[start]

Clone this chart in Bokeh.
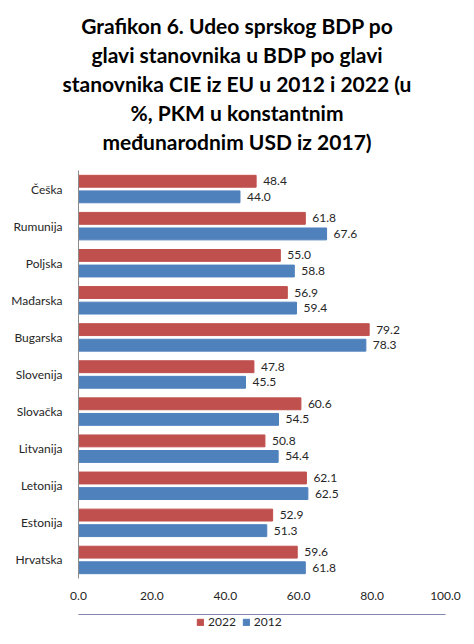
"""
plot.py - Grafikon 6: udeo srpskog BDP po glavi stanovnika u BDP zemalja CIE iz EU.
"""

from html import escape

from bokeh.core.properties import value
from bokeh.embed import file_html
from bokeh.layouts import column
from bokeh.models import (ColumnDataSource, Div, FactorRange, FixedTicker, Legend,
                          LegendItem, Range1d)
from bokeh.plotting import figure
from bokeh.resources import INLINE
from bokeh.transform import dodge

# ---------------------------------------------------------------------------
# Data (top to bottom as in the chart)
# ---------------------------------------------------------------------------
countries  = ["Češka", "Rumunija", "Poljska", "Mađarska", "Bugarska", "Slovenija",
              "Slovačka", "Litvanija", "Letonija", "Estonija", "Hrvatska"]
share_2022 = [48.4, 61.8, 55.0, 56.9, 79.2, 47.8, 60.6, 50.8, 62.1, 52.9, 59.6]
share_2012 = [44.0, 67.6, 58.8, 59.4, 78.3, 45.5, 54.5, 54.4, 62.5, 51.3, 61.8]
x_ticks    = [0, 20, 40, 60, 80, 100]
years      = ["2022", "2012"]
title_lines = [
    "Grafikon 6. Udeo sprskog BDP po",
    "glavi stanovnika u BDP po glavi",
    "stanovnika CIE iz EU u 2012 i 2022 (u",
    "%, PKM u konstantnim",
    "međunarodnim USD iz 2017)",
]

RED   = "#C0504D"
BLUE  = "#4F81BD"
FONT  = "Lato"
TEXT  = "#262626"

# frame geometry shared by the stacked figures
FRAME_W, LEFT, RIGHT = 367, 78, 29
WIDTH = LEFT + FRAME_W + RIGHT

# ---------------------------------------------------------------------------
# Title block
# ---------------------------------------------------------------------------
head = Div(
    text=("<div style=\"font-family:Lato;font-weight:bold;font-size:21px;"
          "line-height:29px;text-align:center;color:black;white-space:nowrap;"
          f"padding-top:11px;width:{WIDTH}px\">"
          + "<br>".join(escape(t) for t in title_lines) + "</div>"),
    width=WIDTH, height=170, margin=0,
)

# ---------------------------------------------------------------------------
# Bar chart
# ---------------------------------------------------------------------------
source = ColumnDataSource(dict(
    country=countries,
    v2022=share_2022,
    v2012=share_2012,
    l2022=[f"{v:.1f}" for v in share_2022],
    l2012=[f"{v:.1f}" for v in share_2012],
))

p = figure(
    frame_width=FRAME_W, frame_height=408,
    y_range=FactorRange(factors=list(reversed(countries))),
    x_range=Range1d(0, 100),
    output_backend="svg", toolbar_location=None,
    min_border_left=LEFT, min_border_right=RIGHT, min_border_top=0,
    min_border_bottom=36,
)
p.outline_line_color = None
p.xgrid.grid_line_color = None
p.ygrid.grid_line_color = None

p.hbar(y=dodge("country", 0.21, range=p.y_range), right="v2022", left=0,
       height=0.32, color=RED, source=source)
p.hbar(y=dodge("country", -0.21, range=p.y_range), right="v2012", left=0,
       height=0.32, color=BLUE, source=source)

for col, lab, off in (("v2022", "l2022", 0.21), ("v2012", "l2012", -0.21)):
    p.text(x=col, y=dodge("country", off, range=p.y_range), text=lab,
           x_offset=7, text_baseline="middle", text_align="left",
           text_font=value(FONT), text_font_size="12px", text_color=TEXT,
           source=source)

# axes
p.xaxis.ticker = FixedTicker(ticks=x_ticks)
p.xaxis.major_label_overrides = {t: f"{t:.1f}" for t in x_ticks}
p.xaxis.axis_line_color = None
p.xaxis.major_tick_line_color = None
p.xaxis.minor_tick_line_color = None
p.xaxis.major_label_standoff = 7
p.xaxis.major_label_text_font = FONT
p.xaxis.major_label_text_font_size = "12px"
p.xaxis.major_label_text_color = TEXT

p.yaxis.axis_line_color = "#8c8c8c"
p.yaxis.major_tick_line_color = None
p.yaxis.minor_tick_line_color = None
p.yaxis.major_label_standoff = 10
p.yaxis.major_label_text_font = FONT
p.yaxis.major_label_text_font_size = "12px"
p.yaxis.major_label_text_color = TEXT

# ---------------------------------------------------------------------------
# Legend strip underneath (swatch renderers sit outside the visible range)
# ---------------------------------------------------------------------------
foot = figure(width=WIDTH, height=30, x_range=Range1d(0, 1), y_range=Range1d(0, 1),
              x_axis_type=None, y_axis_type=None,
              output_backend="svg", toolbar_location=None,
              min_border_left=LEFT, min_border_right=RIGHT,
              min_border_top=0, min_border_bottom=0)
foot.outline_line_color = None
swatches = [foot.hbar(y=[5], right=[1], height=0.5, color=c) for c in (RED, BLUE)]
legend = Legend(
    items=[LegendItem(label=y, renderers=[r]) for y, r in zip(years, swatches)],
    orientation="horizontal", location=(118, 15),
    glyph_width=8, glyph_height=8, label_height=12, label_standoff=4,
    spacing=6, padding=0, margin=0, border_line_color=None,
    background_fill_alpha=0,
    label_text_font=FONT, label_text_font_size="12px", label_text_color=TEXT,
)
foot.add_layout(legend)

open("out.html", "w").write(file_html(column(head, p, foot), INLINE))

[end]

Repeat, word for word and with no pictures, only the lines running from the beginning of the data to the line that contains "from html import escape".

■ Response below
Clone this chart in Bokeh.
"""
plot.py - Grafikon 6: udeo srpskog BDP po glavi stanovnika u BDP zemalja CIE iz EU.
"""

from html import escape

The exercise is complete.